Nesse ponto é preciso destacar que o tom incerto do filme é grande responsável pelo estranhamento. Ele poderia assumir as protagonistas como mais que anti-heroínas, como vilãs na trama. Seria instigante ver um filme protagonizado por mulheres terríveis, que não tentasse criar simpatia por elas e pelas barbaridades que cometem. Mas não é o que acontece, criando uma confusa narrativa em que devemos admirar a afabilidade, especialmente de Kathy, apesar de tudo e suas ações são justificadas por ela mesma não como uma escolha, mas como determinismo geográfico: sou assim porque cresci nesse bairro. O filme não se assume como um suspense de ação, mas falha em criar momentos cômicos, muitas vezes desconfortáveis. Claire, por exemplo, é a personagem que, após apanhar tantas vezes, passa a revidar assédios com uma arma apontada, a matar e esquartejar. Embora seja ótimo voltar a ver Elisabeth Moss em boa forma (após as duas últimas sofridas temporadas de The Handmaid’s Tale), o interesse da sua personagem por métodos de corte é mostrado em um fracassado tom de humor que é reforçado pelo olhar quase desconectado que a atriz imprime sobre suas vítimas. Já Ruby, que é usada reiteradamente para demonstrar o racismo casual daquela época e local, tem sua trajetória munida de um discurso pautado em questões étnico-raciais que nunca são aprofundadas e, ao final, que torna questionável o conhecimento da roteirista sobre tais temas.

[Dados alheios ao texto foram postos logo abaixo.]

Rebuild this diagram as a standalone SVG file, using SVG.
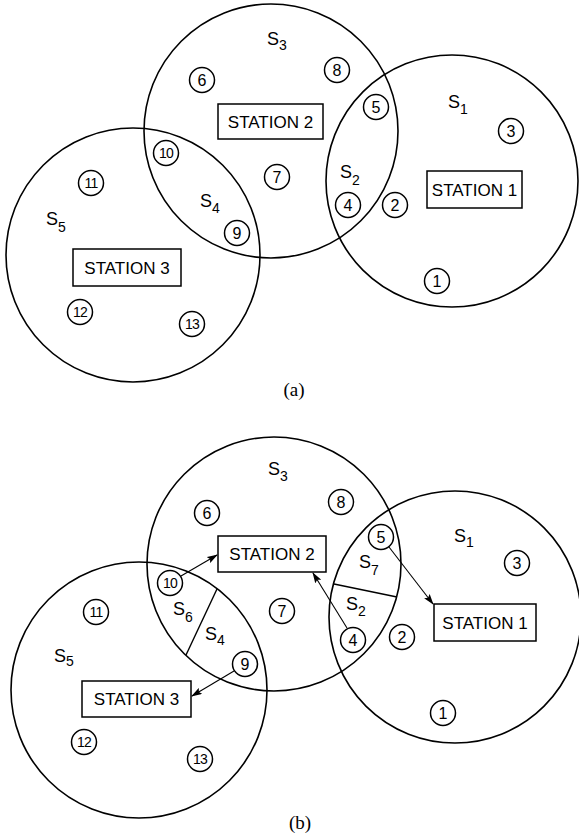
<svg xmlns="http://www.w3.org/2000/svg" width="579" height="836" viewBox="0 0 579 836">
<style>
.rg{fill:none;stroke:#000;stroke-width:1.6}
.bx{fill:#fff;stroke:#000;stroke-width:1.5}
.nc{fill:#fff;stroke:#000;stroke-width:1.5}
.st{font-family:"Liberation Sans",Arial,sans-serif;font-size:17px;text-anchor:middle;fill:#000}
.nt{font-family:"Liberation Sans",Arial,sans-serif;font-size:16px;text-anchor:middle;fill:#000}
.nt2{font-family:"Liberation Sans",Arial,sans-serif;font-size:14px;text-anchor:middle;letter-spacing:-0.8px;fill:#000}
.sl{font-family:"Liberation Sans",Arial,sans-serif;font-size:18px;fill:#000}
.sb{font-size:14px}
.cap{font-family:"Liberation Serif","Times New Roman",serif;font-size:19px;text-anchor:middle;fill:#000}
.ln{fill:none;stroke:#000;stroke-width:1.4}
.ar{fill:none;stroke:#000;stroke-width:1.1;marker-end:url(#ah)}
</style>
<defs>
<marker id="ah" markerWidth="11" markerHeight="7" refX="10" refY="3.5" orient="auto" markerUnits="userSpaceOnUse">
<path d="M0,0 L11,3.5 L0,7 L2,3.5 z" fill="#000"/>
</marker>
</defs>

<!-- ===== Diagram (a) ===== -->
<g id="a-regions">
<circle id="a-circle-s3" class="rg" cx="271" cy="131" r="127"/>
<circle id="a-circle-s1" class="rg" cx="452" cy="181" r="126"/>
<circle id="a-circle-s5" class="rg" cx="133" cy="255" r="127"/>
</g>
<g id="a-labels">
<text class="sl" x="267" y="45">S<tspan class="sb" dy="5">3</tspan></text>
<text class="sl" x="448" y="108">S<tspan class="sb" dy="6">1</tspan></text>
<text class="sl" x="340" y="178">S<tspan class="sb" dy="7">2</tspan></text>
<text class="sl" x="200" y="207">S<tspan class="sb" dy="6">4</tspan></text>
<text class="sl" x="46" y="225">S<tspan class="sb" dy="7">5</tspan></text>
</g>
<g id="a-station2"><rect class="bx" x="218" y="104" width="105" height="35"/><text class="st" x="270.5" y="127.5">STATION 2</text></g>
<g id="a-station1"><rect class="bx" x="427" y="171" width="95" height="37"/><text class="st" x="474.5" y="195.5">STATION 1</text></g>
<g id="a-station3"><rect class="bx" x="73" y="249" width="108" height="37"/><text class="st" x="127" y="273.5">STATION 3</text></g>
<g id="a-n1"><circle class="nc" cx="437" cy="281" r="12.5"/><text class="nt" x="437" y="286.8">1</text></g>
<g id="a-n2"><circle class="nc" cx="395" cy="205" r="12.5"/><text class="nt" x="395" y="210.8">2</text></g>
<g id="a-n3"><circle class="nc" cx="511" cy="131" r="12.5"/><text class="nt" x="511" y="136.8">3</text></g>
<g id="a-n4"><circle class="nc" cx="348" cy="205" r="12.5"/><text class="nt" x="348" y="210.8">4</text></g>
<g id="a-n5"><circle class="nc" cx="376" cy="107" r="12.5"/><text class="nt" x="376" y="112.8">5</text></g>
<g id="a-n6"><circle class="nc" cx="202" cy="80" r="12.5"/><text class="nt" x="202" y="85.8">6</text></g>
<g id="a-n7"><circle class="nc" cx="277" cy="177" r="12.5"/><text class="nt" x="277" y="182.8">7</text></g>
<g id="a-n8"><circle class="nc" cx="337" cy="70" r="12.5"/><text class="nt" x="337" y="75.8">8</text></g>
<g id="a-n9"><circle class="nc" cx="237" cy="233" r="12.5"/><text class="nt" x="237" y="238.8">9</text></g>
<g id="a-n10"><circle class="nc" cx="166" cy="153" r="12.5"/><text class="nt2" x="166" y="158">10</text></g>
<g id="a-n11"><circle class="nc" cx="91" cy="183" r="12.5"/><text class="nt2" x="91" y="188">11</text></g>
<g id="a-n12"><circle class="nc" cx="80" cy="312" r="12.5"/><text class="nt2" x="80" y="317">12</text></g>
<g id="a-n13"><circle class="nc" cx="192" cy="324" r="12.5"/><text class="nt2" x="192" y="329">13</text></g>
<text id="caption-a" class="cap" x="294" y="396">(a)</text>

<!-- ===== Diagram (b) ===== -->
<g id="b-regions">
<circle id="b-circle-s3" class="rg" cx="274" cy="564" r="127"/>
<circle id="b-circle-s1" class="rg" cx="455" cy="617" r="126"/>
<circle id="b-circle-s5" class="rg" cx="139" cy="690" r="128"/>
<line class="ln" x1="334" y1="584" x2="397" y2="597"/>
<line class="ln" x1="217" y1="589" x2="186" y2="655"/>
</g>
<g id="b-labels">
<text class="sl" x="268" y="475">S<tspan class="sb" dy="6">3</tspan></text>
<text class="sl" x="359" y="568">S<tspan class="sb" dy="7">7</tspan></text>
<text class="sl" x="346" y="610">S<tspan class="sb" dy="6">2</tspan></text>
<text class="sl" x="454" y="542">S<tspan class="sb" dy="5">1</tspan></text>
<text class="sl" x="173" y="615">S<tspan class="sb" dy="7">6</tspan></text>
<text class="sl" x="205" y="640">S<tspan class="sb" dy="5">4</tspan></text>
<text class="sl" x="54" y="662">S<tspan class="sb" dy="4">5</tspan></text>
</g>
<g id="b-station2"><rect class="bx" x="218" y="536" width="108" height="36"/><text class="st" x="272" y="560">STATION 2</text></g>
<g id="b-station1"><rect class="bx" x="434" y="604" width="102" height="37"/><text class="st" x="485" y="628.5">STATION 1</text></g>
<g id="b-station3"><rect class="bx" x="82" y="681" width="109" height="36"/><text class="st" x="136.5" y="705">STATION 3</text></g>
<g id="b-n1"><circle class="nc" cx="443" cy="713" r="12.5"/><text class="nt" x="443" y="718.8">1</text></g>
<g id="b-n2"><circle class="nc" cx="402" cy="637" r="12.5"/><text class="nt" x="402" y="642.8">2</text></g>
<g id="b-n3"><circle class="nc" cx="517" cy="563" r="12.5"/><text class="nt" x="517" y="568.8">3</text></g>
<g id="b-n4"><circle class="nc" cx="353" cy="640" r="12.5"/><text class="nt" x="353" y="645.8">4</text></g>
<g id="b-n5"><circle class="nc" cx="381" cy="537" r="12.5"/><text class="nt" x="381" y="542.8">5</text></g>
<g id="b-n6"><circle class="nc" cx="207" cy="513" r="12.5"/><text class="nt" x="207" y="518.8">6</text></g>
<g id="b-n7"><circle class="nc" cx="282" cy="611" r="12.5"/><text class="nt" x="282" y="616.8">7</text></g>
<g id="b-n8"><circle class="nc" cx="341" cy="502" r="12.5"/><text class="nt" x="341" y="507.8">8</text></g>
<g id="b-n9"><circle class="nc" cx="245" cy="664" r="12.5"/><text class="nt" x="245" y="669.8">9</text></g>
<g id="b-n10"><circle class="nc" cx="170" cy="583" r="12.5"/><text class="nt2" x="170" y="588">10</text></g>
<g id="b-n11"><circle class="nc" cx="96" cy="612" r="12.5"/><text class="nt2" x="96" y="617">11</text></g>
<g id="b-n12"><circle class="nc" cx="84" cy="742" r="12.5"/><text class="nt2" x="84" y="747">12</text></g>
<g id="b-n13"><circle class="nc" cx="200" cy="759" r="12.5"/><text class="nt2" x="200" y="764">13</text></g>
<g id="connectors">
<line class="ar" x1="181" y1="576" x2="217" y2="555"/>
<line class="ar" x1="347" y1="628" x2="313" y2="573"/>
<line class="ar" x1="389" y1="547" x2="433" y2="604"/>
<line class="ar" x1="234" y1="671" x2="192" y2="696"/>
</g>
<text id="caption-b" class="cap" x="300" y="829">(b)</text>
</svg>
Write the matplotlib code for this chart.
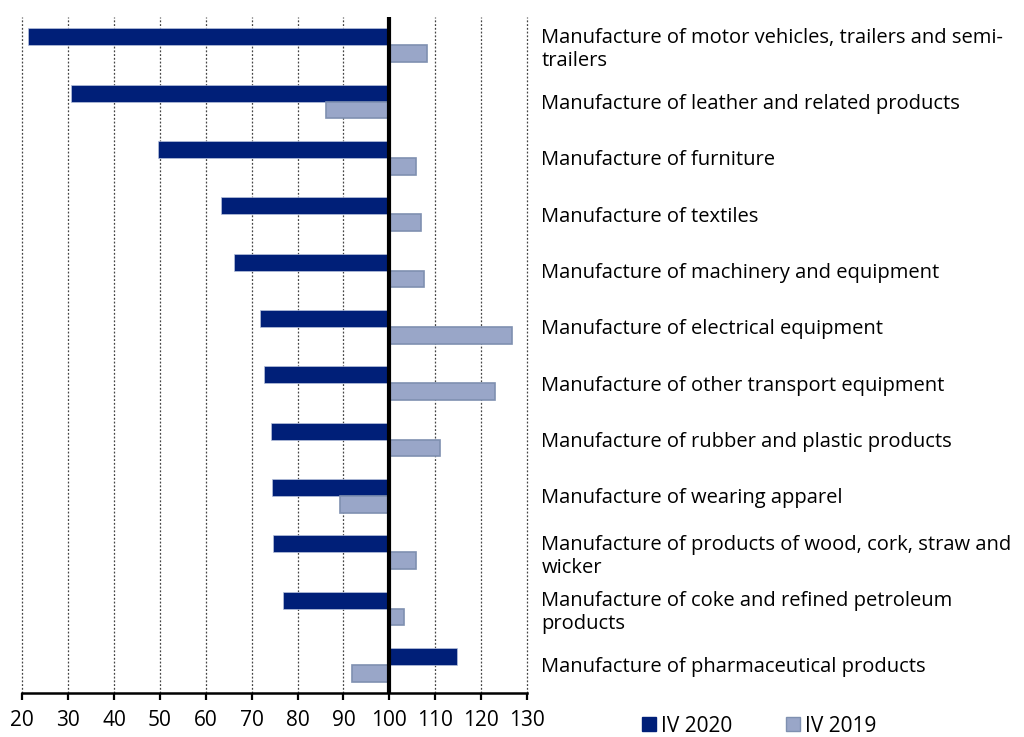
import matplotlib.pyplot as plt
from matplotlib.patches import Patch
import numpy as np

plt.rcParams['font.family'] = ['Open Sans', 'DejaVu Sans']

# categorias (de arriba hacia abajo)
sectors = [
    "Manufacture of motor vehicles, trailers and semi-\ntrailers",
    "Manufacture of leather and related products",
    "Manufacture of furniture",
    "Manufacture of textiles",
    "Manufacture of machinery and equipment",
    "Manufacture of electrical equipment",
    "Manufacture of other transport equipment",
    "Manufacture of rubber and plastic products",
    "Manufacture of wearing apparel",
    "Manufacture of products of wood, cork, straw and\nwicker",
    "Manufacture of coke and refined petroleum\nproducts",
    "Manufacture of pharmaceutical products",
]
iv2020 = [21.2, 30.6, 49.6, 63.2, 66.1, 71.9, 72.6, 74.2, 74.4, 74.7, 76.8, 114.8]
iv2019 = [108.1, 86.3, 105.9, 106.9, 107.5, 126.7, 123.1, 111.1, 89.3, 105.8, 103.1, 91.9]
xticks = list(range(20, 131, 10))

dark = '#001f78'
light = '#99a6c8'

fig = plt.figure(figsize=(10.24, 7.37), dpi=100)
ax = fig.add_axes([22.3/1024, 44/737, 504.7/1024, 676/737])

y = np.arange(len(sectors))
h = 0.3
base = 100
ax.barh(y - h/2, np.array(iv2020) - base, left=base, height=h,
        color=dark, edgecolor='#b8c2dc', linewidth=0.5, label='IV 2020', zorder=2)
ax.barh(y + h/2, np.array(iv2019) - base, left=base, height=h,
        color=light, edgecolor='#7f90b0', linewidth=1.2, label='IV 2019', zorder=2)

ax.axvline(base, color='black', lw=3, zorder=3)

ax.set_xlim(20, 130)
ax.set_ylim(len(sectors) - 0.5, -0.5)
ax.set_xticks(xticks)
ax.grid(axis='x', linestyle=(0, (1.5, 1.5)), color='#444444', lw=0.9, zorder=0)
for gl in ax.get_xgridlines():
    gl.set_clip_on(False)

ax.set_yticks(y)
ax.set_yticklabels(sectors, fontsize=14.5, linespacing=1.2)
ax.yaxis.tick_right()
ax.tick_params(axis='y', length=0, pad=10.3)
ax.tick_params(axis='x', length=5, width=1.6, labelsize=15, pad=7, color='black')

for s in ['top', 'left', 'right']:
    ax.spines[s].set_visible(False)
ax.spines['bottom'].set_linewidth(1.8)

handles = [Patch(facecolor=dark, edgecolor=dark, label='IV 2020'),
           Patch(facecolor=light, edgecolor='#7f90b0', label='IV 2019')]
fig.legend(handles=handles, loc='center left', bbox_to_anchor=(642/1024, 1 - 726/737),
           ncol=2, frameon=False, fontsize=15, handlelength=0.65, handleheight=0.65,
           handletextpad=0.25, columnspacing=2.6, borderpad=0, borderaxespad=0)

fig.savefig('out.png', dpi=100)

No final, os discursos truncados, as motivações mal resolvidas e a indecisão sobre qual gênero o filme deveria se encaixar tornam a experiência de assisti-lo exaustiva. Nessas horas é difícil não pensar em As Viúvas, filme com temática similar de Steve McQueen, cujo roteiro escrito por Gillian Flynn é capaz, conforme escrevi na época, de criar “mulheres protagonistas diversas, questionáveis, multifacetadas e nada simples”.
Isso não significa dizer que não tenha seus bons momentos. A curiosidade inicial leva a querer saber sempre o que virá em seguida, esperando que ele leva a algum lugar inesperado. O trio de atrizes faz o que é possível com o material que receberam. Por fim, os figurinos estão impecáveis: calças bem cortadas, camisas com gravata em laço, estilos bem marcados para cada uma e um retrato interessante da ascensão de cada uma, dentro do contexto da moda da época.
Quando o filme termina fica a sensação que, embora ele seja centrado em mulheres e autorado por uma mulher, ele é fruto da inabilidade da indústria em lidar com as discussões recentes a respeito de gênero em Hollywood. Aparentemente o mero protagonismo de mulheres em um gênero de filmes geralmente dominado pela presença masculina deveria bastar ao público que reivindica narrativas não hegemônicas, mas será que com isso devemos comemorar nossas mocinhas matando moradores de rua em um tom cartunesco que não se define como drama ou comédia? É o feminismo liberal de mercado em grande forma: you go, girl, representatividade na máfia. É “all Gloria Steinem and shit”, como disse uma personagem sobre a postura das protagonistas, resumindo a profundidade da abordagem supostamente feminista. Com um roteiro confuso e um tom que não se acerta, Rainhas do Crime é uma grande oportunidade perdida ao desperdiçar um ótimo elenco em uma história que não define em qual direção quer mirar.